Penso, bebendo nas palavras de nossos gigantes, que a educação é o centro de tudo, é a mola que impulsionará tudo o mais. Educar para a vida em comum, educar para a beleza, para a alegria. Educar para descobrirmos a simplicidade, a generosidade, a coragem. Entre nós e nossas ações a memória se interpõe, e é preciso também educar para não repetir, criar centros de memória do que queremos esquecer, da escravidão, da ditadura, do holocausto ameríndio, dar voz ao que foi calado, ler o que foi apagado.
Nossa luta é no imaginário das pessoas, na reconstituição do tecido que alinhava nossas vidas a todas as vidas na Terra, para nos recolarmos a esse organismo Terra, como diz Ailton Krenak.
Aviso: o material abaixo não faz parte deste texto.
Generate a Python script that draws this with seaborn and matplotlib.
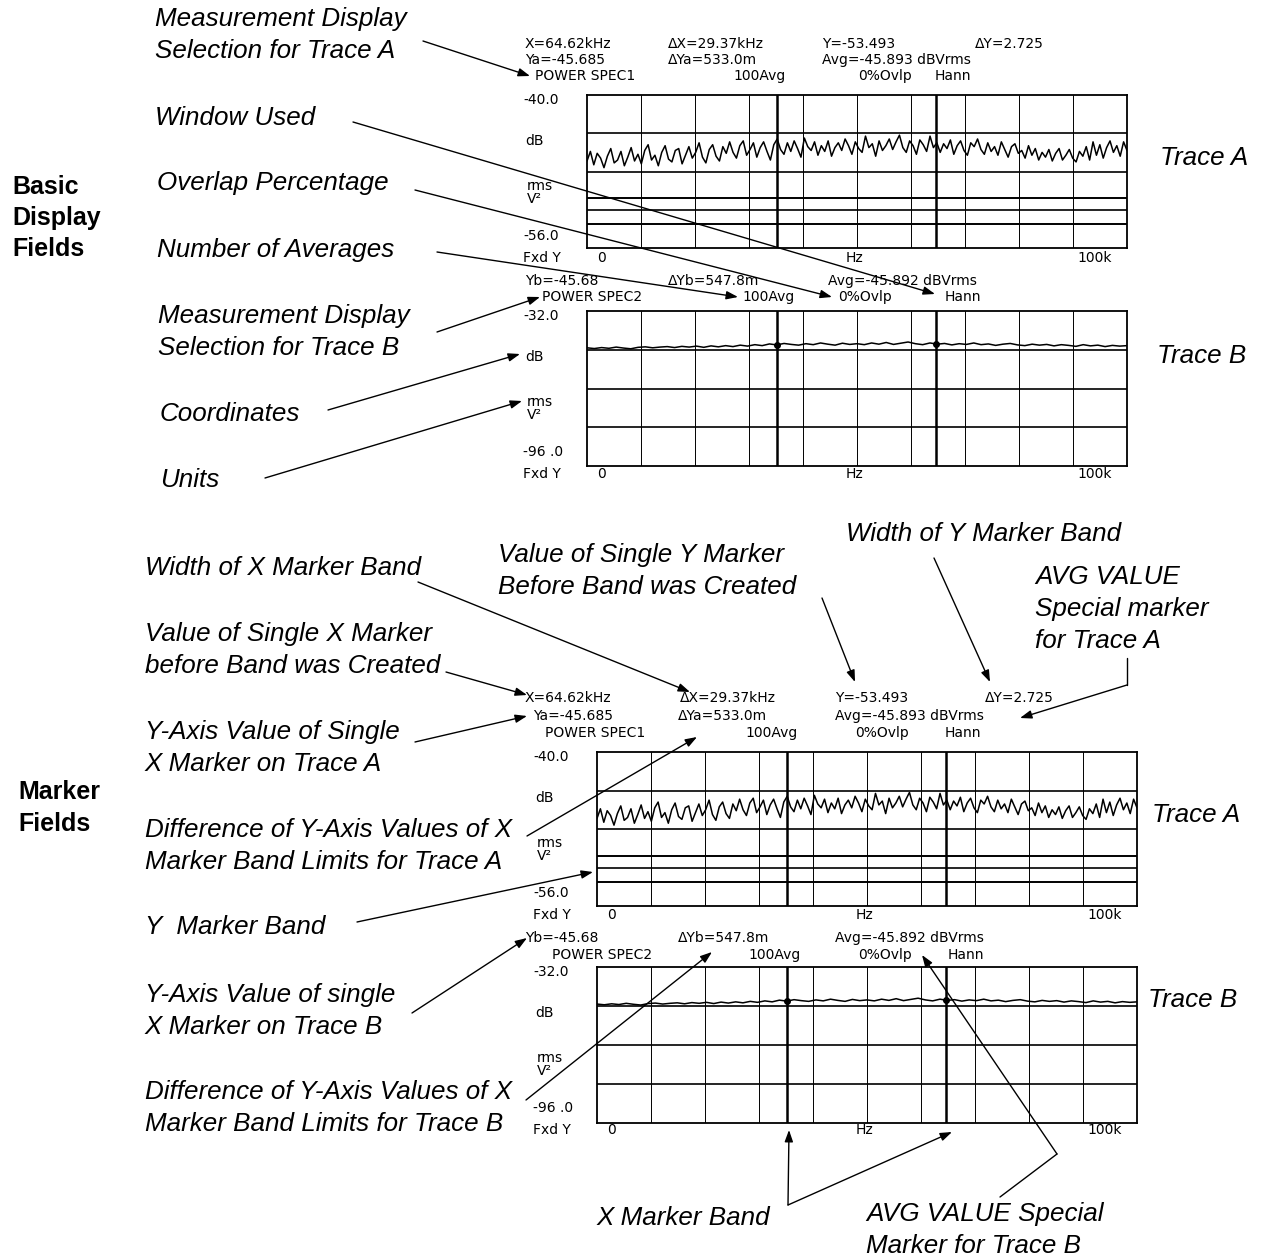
import numpy as np
import matplotlib
matplotlib.use("Agg")
import matplotlib.pyplot as plt
import seaborn as sns

# Trace A: power spectrum, dB, left (0 Hz) to right (100 kHz)
trace_a = [
    -46.9, -45.9, -47.3, -46.1, -46.6, -47.6, -46.4, -45.6, -47.1, -46.8, -45.9, -47.4, -46.5, -45.5, -46.9, -46.2,
    -47.2, -45.8, -45.2, -46.8, -46.3, -47.4, -46.0, -45.3, -46.7, -47.0, -45.8, -45.6, -47.2, -46.3, -45.4, -46.6,
    -46.0, -45.0, -46.5, -47.1, -45.7, -45.2, -46.4, -46.9, -45.4, -46.1, -44.9, -46.0, -46.6, -45.3, -44.8, -46.3,
    -45.7, -45.0, -46.5, -45.5, -44.9, -45.9, -46.8, -45.2, -44.6, -45.7, -46.2, -45.0, -45.9, -44.8, -45.6, -46.5,
    -44.5, -45.4, -45.8, -44.9, -46.3, -45.3, -45.9, -44.8, -46.4, -45.5, -45.0, -45.8, -44.6, -45.3, -46.2, -44.9,
    -45.6, -46.0, -44.3, -45.5, -45.1, -46.4, -44.8, -45.8, -45.3, -44.6, -45.7, -44.9, -44.2, -45.5, -46.0, -44.8,
    -45.3, -46.2, -44.7, -45.2, -45.9, -44.3, -45.5, -45.0, -46.0, -45.1, -45.6, -44.7, -46.2, -45.3, -44.8, -45.8,
    -46.3, -45.0, -45.4, -44.6, -45.7, -46.2, -45.0, -45.9, -45.4, -46.3, -44.9, -45.7, -46.5, -45.4, -45.1, -46.1,
    -45.8, -46.6, -45.3, -46.3, -45.6, -46.8, -46.0, -46.5, -45.7, -46.9, -46.1, -45.6, -46.8, -46.3, -45.7, -46.6,
    -47.0, -45.9, -46.4, -45.4, -46.8, -44.9, -46.3, -45.2, -46.6, -45.5, -44.8, -46.0, -45.3, -46.4, -44.9, -45.8,
]

# Trace B: second power spectrum, dB
trace_b = [
    -47.2, -47.5, -47.1, -47.4, -46.9, -47.3, -47.6, -47.0, -46.8, -47.2, -46.9, -46.7, -47.1, -46.6, -46.9,
    -46.5, -47.0, -46.4, -46.8, -46.3, -46.7, -46.1, -46.5, -45.9, -46.3, -45.6, -46.0, -45.4, -45.8, -46.1,
    -45.5, -45.9, -45.2, -45.7, -46.1, -45.3, -45.8, -45.5, -45.9, -45.2, -45.7, -45.0, -45.8, -45.3, -44.8,
    -45.5, -45.9, -45.2, -45.7, -45.4, -46.0, -45.5, -45.8, -45.2, -45.9, -45.6, -46.2, -45.7, -45.4, -46.0,
    -46.3, -45.7, -46.1, -45.8, -46.4, -45.9, -46.2, -46.6, -45.9, -46.4, -46.1, -46.7, -46.2, -46.5, -46.3,
]

# marker readouts
x_marker_khz = 64.62
dx_band_khz = 29.37
y_marker_db = -53.493
dy_band_db = 2.725

# display scales
scale_a = (-56.0, -40.0)
scale_b = (-96.0, -32.0)
span_khz = 100

W, H = 1261, 1259
sns.set_style("white")
plt.rcParams["font.family"] = ["Liberation Sans", "DejaVu Sans"]
plt.rcParams["text.color"] = "black"

fig = plt.figure(figsize=(W / 100, H / 100), dpi=100)


def panel(box, trace, ylim, ystep, yband=False, dots=False):
    x0, y0, x1, y1 = box
    ax = fig.add_axes([x0 / W, 1 - y1 / H, (x1 - x0) / W, (y1 - y0) / H])
    freq = np.linspace(0, span_khz, len(trace))
    sns.lineplot(x=freq, y=trace, ax=ax, color="black", lw=1.1)
    ax.set_xlim(0, span_khz)
    ax.set_ylim(*ylim)
    for f in range(10, span_khz, 10):
        ax.axvline(f, color="black", lw=0.7)
    for v in np.arange(ylim[0] + ystep, ylim[1], ystep):
        ax.axhline(v, color="black", lw=1.2)
    band = [x_marker_khz - dx_band_khz, x_marker_khz]
    for f in band:
        ax.axvline(f, color="black", lw=1.8)
    if yband:
        for v in (y_marker_db, y_marker_db + dy_band_db):
            ax.axhline(v, color="black", lw=1.4)
    if dots:
        ax.scatter(band, np.interp(band, freq, trace), s=16, color="black", zorder=5)
    ax.set_xticks([])
    ax.set_yticks([])
    ax.set(xlabel="", ylabel="")
    for s in ax.spines.values():
        s.set_color("black")
        s.set_linewidth(1.3)
    return ax


panel((587, 95, 1127, 248), trace_a, scale_a, 4, yband=True)
panel((587, 311, 1127, 466), trace_b, scale_b, 16, dots=True)
panel((597, 752, 1137, 906), trace_a, scale_a, 4, yband=True)
panel((597, 967, 1137, 1123), trace_b, scale_b, 16, dots=True)

# overlay in pixel coordinates for all text and arrows
ov = fig.add_axes([0, 0, 1, 1], zorder=10)
ov.set_xlim(0, W)
ov.set_ylim(H, 0)
ov.axis("off")


def small(x, y, s, ha="left"):
    ov.text(x, y, s, fontsize=10, family="DejaVu Sans", ha=ha, va="center", color="black")


def axis_text(dx, dy, top, bot):
    small(523 + dx, 100 + dy, top)
    small(525 + dx, 141 + dy, "dB")
    small(527 + dx, 186 + dy, "rms")
    small(527 + dx, 199 + dy, "V²")
    small(523 + dx, 236 + dy, bot)
    small(523 + dx, 258 + dy, "Fxd Y")
    small(597 + dx, 258 + dy, "0")
    small(846 + dx, 258 + dy, "Hz")
    small(1112 + dx, 258 + dy, "100k", ha="right")


def header(rows):
    for y, items in rows:
        for x, s in items:
            small(x, y, s)


header([
    (44, [(525, "X=64.62kHz"), (668, "ΔX=29.37kHz"), (822, "Y=-53.493"), (975, "ΔY=2.725")]),
    (60, [(525, "Ya=-45.685"), (668, "ΔYa=533.0m"), (822, "Avg=-45.893 dBVrms")]),
    (76, [(535, "POWER SPEC1"), (733, "100Avg"), (858, "0%Ovlp"), (935, "Hann")]),
])
axis_text(0, 0, "-40.0", "-56.0")
header([
    (281, [(525, "Yb=-45.68"), (668, "ΔYb=547.8m"), (828, "Avg=-45.892 dBVrms")]),
    (297, [(542, "POWER SPEC2"), (742, "100Avg"), (838, "0%Ovlp"), (945, "Hann")]),
])
axis_text(0, 216, "-32.0", "-96 .0")

header([
    (698, [(525, "X=64.62kHz"), (680, "ΔX=29.37kHz"), (835, "Y=-53.493"), (985, "ΔY=2.725")]),
    (716, [(533, "Ya=-45.685"), (678, "ΔYa=533.0m"), (835, "Avg=-45.893 dBVrms")]),
    (733, [(545, "POWER SPEC1"), (745, "100Avg"), (855, "0%Ovlp"), (945, "Hann")]),
])
axis_text(10, 657, "-40.0", "-56.0")
header([
    (938, [(525, "Yb=-45.68"), (678, "ΔYb=547.8m"), (835, "Avg=-45.892 dBVrms")]),
    (955, [(552, "POWER SPEC2"), (748, "100Avg"), (858, "0%Ovlp"), (948, "Hann")]),
])
axis_text(10, 872, "-32.0", "-96 .0")


def label(x, y, s, bold=False, gap=32):
    for i, line in enumerate(s.split("\n")):
        ov.text(x, y + i * gap, line, fontsize=18 if bold else 18.7,
                fontstyle="normal" if bold else "italic",
                fontweight="bold" if bold else "normal",
                ha="left", va="center", color="black")


labels = [
    (155, 19, "Measurement Display\nSelection for Trace A"),
    (155, 118, "Window Used"),
    (157, 183, "Overlap Percentage"),
    (157, 250, "Number of Averages"),
    (158, 316, "Measurement Display\nSelection for Trace B"),
    (160, 414, "Coordinates"),
    (160, 480, "Units"),
    (1160, 158, "Trace A"),
    (1157, 356, "Trace B"),
    (145, 568, "Width of X Marker Band"),
    (498, 555, "Value of Single Y Marker\nBefore Band was Created"),
    (846, 534, "Width of Y Marker Band"),
    (1035, 577, "AVG VALUE\nSpecial marker\nfor Trace A"),
    (145, 634, "Value of Single X Marker\nbefore Band was Created"),
    (145, 732, "Y-Axis Value of Single\nX Marker on Trace A"),
    (145, 830, "Difference of Y-Axis Values of X\nMarker Band Limits for Trace A"),
    (145, 927, "Y  Marker Band"),
    (145, 995, "Y-Axis Value of single\nX Marker on Trace B"),
    (145, 1092, "Difference of Y-Axis Values of X\nMarker Band Limits for Trace B"),
    (597, 1218, "X Marker Band"),
    (866, 1214, "AVG VALUE Special\nMarker for Trace B"),
    (1152, 815, "Trace A"),
    (1148, 1000, "Trace B"),
]
for x, y, s in labels:
    label(x, y, s)

label(12, 187, "Basic\nDisplay\nFields", bold=True, gap=31)
label(18, 792, "Marker\nFields", bold=True, gap=32)

arrows = [
    ((423, 41), (530, 76)),
    ((353, 122), (935, 294)),
    ((415, 190), (832, 297)),
    ((437, 252), (738, 297)),
    ((437, 332), (540, 297)),
    ((328, 410), (520, 354)),
    ((265, 478), (522, 401)),
    ((418, 582), (690, 692)),
    ((822, 598), (855, 682)),
    ((934, 558), (990, 682)),
    ((1127, 685), (1020, 718)),
    ((446, 672), (527, 695)),
    ((415, 742), (527, 716)),
    ((527, 836), (697, 737)),
    ((357, 922), (593, 872)),
    ((412, 1013), (527, 938)),
    ((526, 1100), (712, 952)),
    ((788, 1205), (789, 1130)),
    ((788, 1205), (952, 1132)),
    ((1057, 1154), (922, 955)),
]
for start, end in arrows:
    ov.annotate("", xy=end, xytext=start,
                arrowprops=dict(arrowstyle="-|>,head_length=0.7,head_width=0.25",
                                color="black", lw=1.0, shrinkA=0, shrinkB=0,
                                mutation_scale=10))

ov.plot([1127, 1127], [658, 685], color="black", lw=1.0)
ov.plot([1000, 1057], [1197, 1154], color="black", lw=1.0)

fig.savefig("out.png", dpi=100, facecolor="white")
Para inscrever a arquitetura como valor cultural, como bem coletivo, “que realiza a condição fundamental para que as pessoas se reúnam e se mantenham juntas, o que é a base de uma república, e para que elas reconheçam suas possibilidades, desenvolvam as suas potencialidades, construam sua identidade e alcancem sua liberdade, seja como indivíduos e cidadãos, seja como grupo social, cidade e pátria”, como diz Cacá Brandão relendo Alberti.
Nossa única coerência é com a vida. E a vida não sobrevive ao descuido ou à negligência. O arquiteto Juhani Pallasmaa nos diz, tão verdadeiramente, que a arquitetura é mais verbo que substantivo: “o ato de se aproximar de uma casa, e não sua mera fachada, o ato de entrar, não a porta, o ato de olhar pela janela, não a janela em si, o ato de se reunir junto à mesa.”
Se somos uma gente que quer mudar o mundo, é para termos um mundo para nossas crianças e para as que virão. É para nos colocarmos a serviço, para resgatar o sentido de nosso ofício de edificar as condições para a cidadania.
O que tem segurado o céu são milhares de pequenas coisas feitas por milhares de pessoas − para morar de algum modo, para ter o que comer, para cuidar dos filhos, cuidar dos velhos, para alimentar o corpo e a alma, para cantar. Cantar nesse mundo que perdeu hoje a voz mais linda. O que ainda resiste são o que lá estão, à beira da cidade, à beira do consumo, à beira.
O cimbramento que impede tudo de ruir é o MST, o MTST, as brigadas populares, cada comunidade, cada ação cultural em cada favela, cada periferia, cada ocupação, cada acampamento, cada aldeia, cada quilombo.
Para resistirmos a esses tempos, para construirmos um mundo em que todos possamos viver, nesse pequeno planeta, precisamos continuar esse diálogo necessário, essa conversa múltipla e multiplicadora.